Confident opponents, early in matches, easily returned his ceiling balls, but David’s shot-choices began to wear on them, as they rarely enjoyed receiving a setup opportunity, and soon their frustrations intensified. Within twenty minutes, they forced shots, and David pulled away from them with the points-differentials, leading to wins.  Once opponents got exhausted, and grew tired of chasing shots to the rear-court, David could step in and ‘soft’ some green-vector kill shots, as below, and earn a side out. 

Diagram 5C

FINAL REFLECTIONS

            Some time has passed since David dominated handball, and since we lost him, in 2017.  He won his last four-wall championship in 2011, almost eight years ago, and a danger appears that we might forget and lose what he could do. Luckily, many videos exist, and among my favorites showing his applications of the principles in this article are the USHA Four-Wall Men’s Open Singles, 1993, 1995, 1996, 1998, 2002, 2004, and 2011.  Also amazing is his youthful 1994 World Championship win over Ducksy Walsh, whom we also tragically lost recently.  David went into that match with his sector theory, intending also to keep the ball near the sidewalls to hamper Ducksy’s big Irish-Whip swing. David, on site, realized he could count on the dark right wall for his passes and drives and paddle-shots to attain effectiveness.
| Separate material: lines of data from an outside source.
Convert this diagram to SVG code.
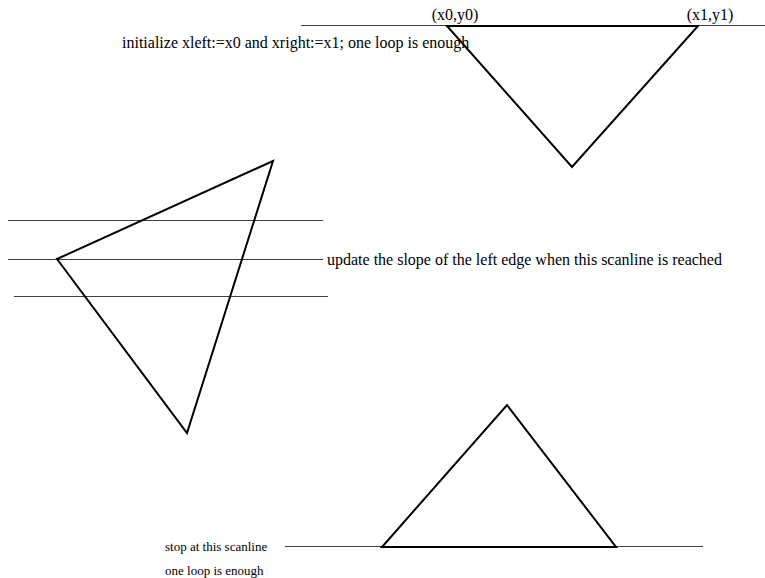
<svg xmlns="http://www.w3.org/2000/svg" width="765" height="578" viewBox="0 0 765 578">
<style>
.scan{stroke:#404040;stroke-width:1;fill:none}
.tri{stroke:#000;stroke-width:2;fill:none;stroke-linejoin:miter}
.t{font-family:"Liberation Serif","Times New Roman",serif;fill:#000}
</style>
<rect width="765" height="578" fill="#fff"/>
<g id="connectors">
<line class="scan" x1="301" y1="25.5" x2="765" y2="25.5"/>
<line class="scan" x1="8" y1="220.5" x2="323" y2="220.5"/>
<line class="scan" x1="8" y1="259.5" x2="323" y2="259.5"/>
<line class="scan" x1="14" y1="296.5" x2="328" y2="296.5"/>
<line class="scan" x1="285" y1="546.5" x2="703" y2="546.5"/>
</g>
<g id="tri-top">
<polygon class="tri" points="447,26 698,26 572,167"/>
<text class="t" x="455" y="20" font-size="16" text-anchor="middle">(x0,y0)</text>
<text class="t" x="710" y="20" font-size="16" text-anchor="middle">(x1,y1)</text>
<text class="t" x="122" y="48" font-size="16">initialize xleft:=x0 and xright:=x1; one loop is enough</text>
</g>
<g id="tri-mid">
<polygon class="tri" points="273,161 57,259 187,433"/>
<text class="t" x="327" y="265" font-size="16">update the slope of the left edge when this scanline is reached</text>
</g>
<g id="tri-bot">
<polygon class="tri" points="507,405 616,547 382,547"/>
<text class="t" x="165" y="551" font-size="13">stop at this scanline</text>
<text class="t" x="165" y="575" font-size="13">one loop is enough</text>
</g>
</svg>
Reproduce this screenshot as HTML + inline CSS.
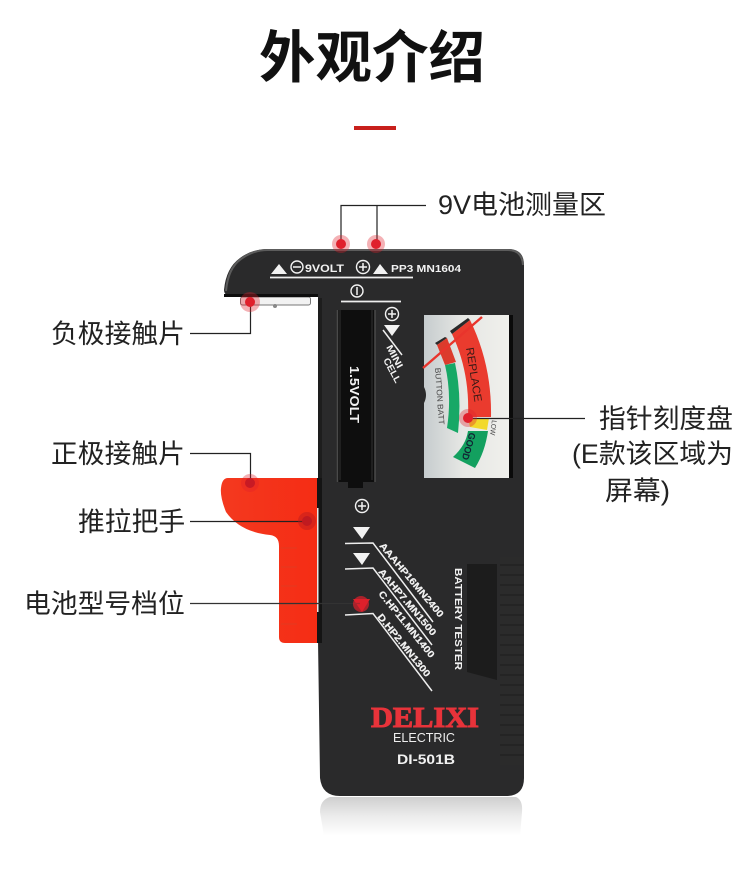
<!DOCTYPE html>
<html><head><meta charset="utf-8"><style>
html,body{margin:0;padding:0;background:#fff}
svg{display:block}
.cn{font-family:"Liberation Sans","Noto Sans CJK SC",sans-serif;fill:#222}
.w{font-family:"Liberation Sans",sans-serif;font-weight:bold;fill:#f2f2f2}
</style></head><body>
<svg width="750" height="876" viewBox="0 0 750 876" xmlns="http://www.w3.org/2000/svg">
<defs>
<linearGradient id="refl" x1="0" y1="0" x2="0" y2="1"><stop offset="0" stop-color="#cfcfcf"/><stop offset=".5" stop-color="#ececec"/><stop offset="1" stop-color="#fff"/></linearGradient>
<linearGradient id="dial" x1="0" y1="0" x2="1" y2="0"><stop offset="0" stop-color="#c6ccce"/><stop offset=".45" stop-color="#e6e7e4"/><stop offset="1" stop-color="#f0f0ec"/></linearGradient>
<linearGradient id="red" x1="0" y1="0" x2="1" y2="0"><stop offset="0" stop-color="#f4391f"/><stop offset="1" stop-color="#f52c14"/></linearGradient>
</defs>

<text x="372" y="77" text-anchor="middle" class="cn" style="font-size:56.500px;font-weight:bold;fill:#111">外观介绍</text>
<rect x="354" y="126" width="42" height="4" fill="#c8201c"/>

<!-- reflection -->
<path d="M330,797 H516 Q523,800 522,812 L520,836 H324 L320,812 Q320,800 330,797 Z" fill="url(#refl)"/>

<!-- contact -->
<rect x="240.500" y="297" width="70" height="8" rx="2" fill="#f2f2f2" stroke="#777" stroke-width="1"/>
<circle cx="275" cy="306" r="2" fill="#888"/>

<!-- handle -->
<path d="M228,478 L320,478 L320,643 L285,643 Q279,643 279,637 L279,546 Q279,536 270,535 Q240,532 226,512 Q220,497 221,488 Q222,478 228,478 Z" fill="url(#red)"/>
<path d="M281,548 H297 M281,567 H297 M281,586 H297 M281,605 H297 M281,624 H297" stroke="#e23a20" stroke-width="1" fill="none"/>

<!-- body -->
<path d="M268,249 H508 Q524,249 524,265 V778 Q524,796 506,796 H340 Q322,796 320,778 L318,640 L318,297 H236 Q224,297 224,290 Q226,268 240,258 Q252,249 268,249 Z" fill="#2a2a2b"/>
<path d="M226,291 Q228,268 241,259 Q253,250 268,250 H508 Q522,250 523,265" fill="none" stroke="#5c5c5c" stroke-width="2"/>
<rect x="224" y="294" width="94" height="3" fill="#0d0d0d"/>
<rect x="318" y="298" width="4" height="180" fill="#1d1d1d"/>
<rect x="317" y="478" width="5" height="165" fill="#141414"/>
<rect x="317" y="508" width="1.500" height="104" fill="#e8e8e8"/>

<!-- ribs -->
<g stroke="#1c1c1c" stroke-width="1">
<rect x="500" y="557" width="24" height="208" fill="#2b2b2b" stroke="none"/>
<path d="M500,565H524M500,575H524M500,585H524M500,595H524M500,605H524M500,615H524M500,625H524M500,635H524M500,645H524M500,655H524M500,665H524M500,675H524M500,685H524M500,695H524M500,705H524M500,715H524M500,725H524M500,735H524M500,745H524M500,755H524"/>
</g>
<path d="M467,564 H497 V680 L467,672 Z" fill="#1c1c1c"/>

<!-- slot -->
<rect x="337" y="310" width="38" height="172" fill="#0e0e0e"/>
<path d="M337.500,310 V482 M375,310 V482" stroke="#4a4a4a" stroke-width="1.500"/>
<path d="M340,310 V480 M372,310 V480" stroke="#333" stroke-width="1"/>
<rect x="348" y="482" width="15" height="6" fill="#0e0e0e"/>
<text transform="translate(350,366) rotate(90)" class="w" style="font-size:13px" textLength="57" lengthAdjust="spacingAndGlyphs">1.5VOLT</text>

<!-- top labels -->
<path d="M271,274 H287 L279,264 Z M373,274 H388 L380,264 Z" fill="#f2f2f2"/>
<circle cx="297" cy="267" r="6" fill="none" stroke="#f2f2f2" stroke-width="1.400"/><path d="M293,267 H301" stroke="#f2f2f2" stroke-width="1.500"/>
<text x="305" y="272" class="w" style="font-size:11px" textLength="39" lengthAdjust="spacingAndGlyphs">9VOLT</text>
<circle cx="363" cy="267" r="6.500" fill="none" stroke="#f2f2f2" stroke-width="1.400"/><path d="M359,267 H367 M363,263 V271" stroke="#f2f2f2" stroke-width="1.500"/>
<text x="391" y="272" class="w" style="font-size:10.500px" textLength="70" lengthAdjust="spacingAndGlyphs">PP3 MN1604</text>
<path d="M270,277.500 H413" stroke="#eee" stroke-width="1.800"/>
<circle cx="357" cy="291" r="6" fill="none" stroke="#f2f2f2" stroke-width="1.400"/><path d="M357,287 V295" stroke="#f2f2f2" stroke-width="1.500"/>
<path d="M341,301.500 H401" stroke="#eee" stroke-width="1.800"/>
<circle cx="392" cy="314" r="6.500" fill="none" stroke="#f2f2f2" stroke-width="1.400"/><path d="M388,314 H396 M392,310 V318" stroke="#f2f2f2" stroke-width="1.500"/>
<path d="M384,325 H400 L392,336 Z" fill="#f2f2f2"/>
<path d="M383,330 L402,355" stroke="#eee" stroke-width="1.500"/>
<text transform="translate(386,347) rotate(62)" class="w" style="font-size:9.500px" textLength="25" lengthAdjust="spacingAndGlyphs">MINI</text>
<text transform="translate(383,360) rotate(62)" class="w" style="font-size:9.500px" textLength="27" lengthAdjust="spacingAndGlyphs">CELL</text>

<!-- dial -->
<rect x="424" y="315" width="86" height="163" fill="url(#dial)"/>
<rect x="509" y="315" width="4" height="163" fill="#0a0a0a"/>
<path d="M424,387 Q428,395 424,403 Z" fill="#2a2a2a"/>
<path d="M452,334 L470,320 Q492,365 491,417 L468,417 Q470,372 452,334 Z" fill="#ea3b2e"/>
<path d="M452,334 L450,331 L468,318 L470,320 Z" fill="#2a2a2a"/>
<path d="M437,345 L435,343 L445,337 L447,338 Z" fill="#2a2a2a"/>
<path d="M468,418 L489,418 L487,430 L470,427 Z" fill="#f2d92c"/>
<path d="M468,431 L488,431 Q485,452 475,468 L453,457 Q466,445 468,431 Z" fill="#13a05f"/>
<path d="M437,345 L447,338 L456,362 L445,365 Z" fill="#dc3b2c"/>
<path d="M445,365 L455,363 Q462,395 458,433 L447,428 Q452,395 445,365 Z" fill="#17a866"/>
<path d="M423,368 L482,317" stroke="#e9342c" stroke-width="2.400"/>
<text transform="translate(466,348) rotate(81)" style="font:11px 'Liberation Sans',sans-serif;fill:#3a1a16" textLength="55" lengthAdjust="spacingAndGlyphs">REPLACE</text>
<text transform="translate(469.500,432) rotate(106)" style="font:bold 9.500px 'Liberation Sans',sans-serif;fill:#123" textLength="28" lengthAdjust="spacingAndGlyphs">GOOD</text>
<text transform="translate(435,368) rotate(86)" style="font:8px 'Liberation Sans',sans-serif;fill:#444" textLength="57" lengthAdjust="spacingAndGlyphs">BUTTON BATT</text>
<text transform="translate(492,420) rotate(97)" style="font:7px 'Liberation Sans',sans-serif;fill:#444" textLength="15" lengthAdjust="spacingAndGlyphs">LOW</text>

<!-- lower labels -->
<circle cx="362" cy="506" r="6.500" fill="none" stroke="#f2f2f2" stroke-width="1.400"/><path d="M358,506 H366 M362,502 V510" stroke="#f2f2f2" stroke-width="1.500"/>
<path d="M353,527 H370 L362,539 Z M353,553 H370 L362,565 Z" fill="#f2f2f2"/>
<path d="M353,599 H370 L362,612 Z" fill="#d8242a"/>
<g fill="none" stroke="#eee" stroke-width="1.500">
<path d="M345,543.500 L373,543 L433,622"/>
<path d="M345,569 L373,568 L432,645"/>
<path d="M345,615 L373,613.500 L432,691"/>
</g>
<text transform="translate(379,546) rotate(50)" class="w" style="font-size:9.500px;stroke:#f2f2f2;stroke-width:.2" textLength="94" lengthAdjust="spacingAndGlyphs">AAAHP16MN2400</text>
<text transform="translate(378,572) rotate(50)" class="w" style="font-size:9.500px;stroke:#f2f2f2;stroke-width:.2" textLength="84" lengthAdjust="spacingAndGlyphs">AAHP7.MN1500</text>
<text transform="translate(378,594) rotate(51)" class="w" style="font-size:9.500px;stroke:#f2f2f2;stroke-width:.2" textLength="83" lengthAdjust="spacingAndGlyphs">C.HP11.MN1400</text>
<text transform="translate(377,617) rotate(51)" class="w" style="font-size:9.500px;stroke:#f2f2f2;stroke-width:.2" textLength="78" lengthAdjust="spacingAndGlyphs">D.HP2.MN1300</text>
<text transform="translate(455,568) rotate(90)" class="w" style="font-size:10.500px" textLength="102" lengthAdjust="spacingAndGlyphs">BATTERY TESTER</text>

<text x="371" y="727" style="font:bold 29px 'Liberation Serif',serif;fill:#e8333a;stroke:#e8333a;stroke-width:1" textLength="108" lengthAdjust="spacingAndGlyphs">DELIXI</text>
<text x="393" y="742" style="font:12.500px 'Liberation Sans',sans-serif;fill:#eee" textLength="62" lengthAdjust="spacingAndGlyphs">ELECTRIC</text>
<text x="397" y="764" class="w" style="font-size:14px" textLength="58" lengthAdjust="spacingAndGlyphs">DI-501B</text>

<!-- leader lines -->
<g fill="none" stroke="#222" stroke-width="1.200">
<path d="M341,240 V205.500 H426 M377,205.500 V240"/>
<path d="M190,333.500 H250.500 V303"/>
<path d="M190,453.500 H250.500 V482"/>
<path d="M190,521.500 H307"/>
<path d="M190,603.500 H360" stroke="#333"/>
<path d="M468,418.500 H585"/>
</g>

<!-- dots -->
<g fill="#e0202c">
<circle cx="341" cy="244" r="9" opacity=".35"/><circle cx="341" cy="244" r="5"/>
<circle cx="376" cy="244" r="9" opacity=".35"/><circle cx="376" cy="244" r="5"/>
<circle cx="250" cy="302" r="10" opacity=".35"/><circle cx="250" cy="302" r="5"/>
<circle cx="250" cy="483" r="9" opacity=".35"/><circle cx="250" cy="483" r="5" fill="#c81a24"/>
<circle cx="307" cy="521" r="9" fill="#b81a20" opacity=".45"/><circle cx="307" cy="521" r="5" fill="#c01a20"/>
<circle cx="361" cy="604" r="8" opacity=".7"/>
<circle cx="468" cy="418" r="9" opacity=".35"/><circle cx="468" cy="418" r="5"/>
</g>

<!-- callouts -->
<g class="cn" style="font-size:26.800px">
<text x="438" y="214" textLength="168" lengthAdjust="spacingAndGlyphs">9V电池测量区</text>
<text x="51" y="343">负极接触片</text>
<text x="51" y="463">正极接触片</text>
<text x="78" y="531">推拉把手</text>
<text x="24" y="613">电池型号档位</text>
<text x="599" y="428">指针刻度盘</text>
<text x="572" y="463" textLength="161" lengthAdjust="spacingAndGlyphs">(E款该区域为</text>
<text x="605" y="500" textLength="65" lengthAdjust="spacingAndGlyphs">屏幕)</text>
</g>
</svg>
</body></html>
            Please note that I realize that many readers out there may be wondering if they should accept this article at face value, because neither David nor Paul Haber is here to correct any of it.  Lew Morales is still around, as am I, but, nonetheless, I encourage everyone and anyone to study David’s videos, to ask to what degree they can spot the shot choices and tactics discussed above, and then independently to make their own final judgments.  I watch the pros whenever they play, and as much as they awe me with their speed, power, and shots, I don’t see anyone keeping it simpler than did David, by consistently “knowing their time and knowing their place.”  Instead, they act as if they think, “Oh, this is a setup. Kill it!”  Many seem to forget whether they served or received serve. TGO never forgot. And he also never made errors.  So now, may I ask you, could David at his best beat anyone else at his best?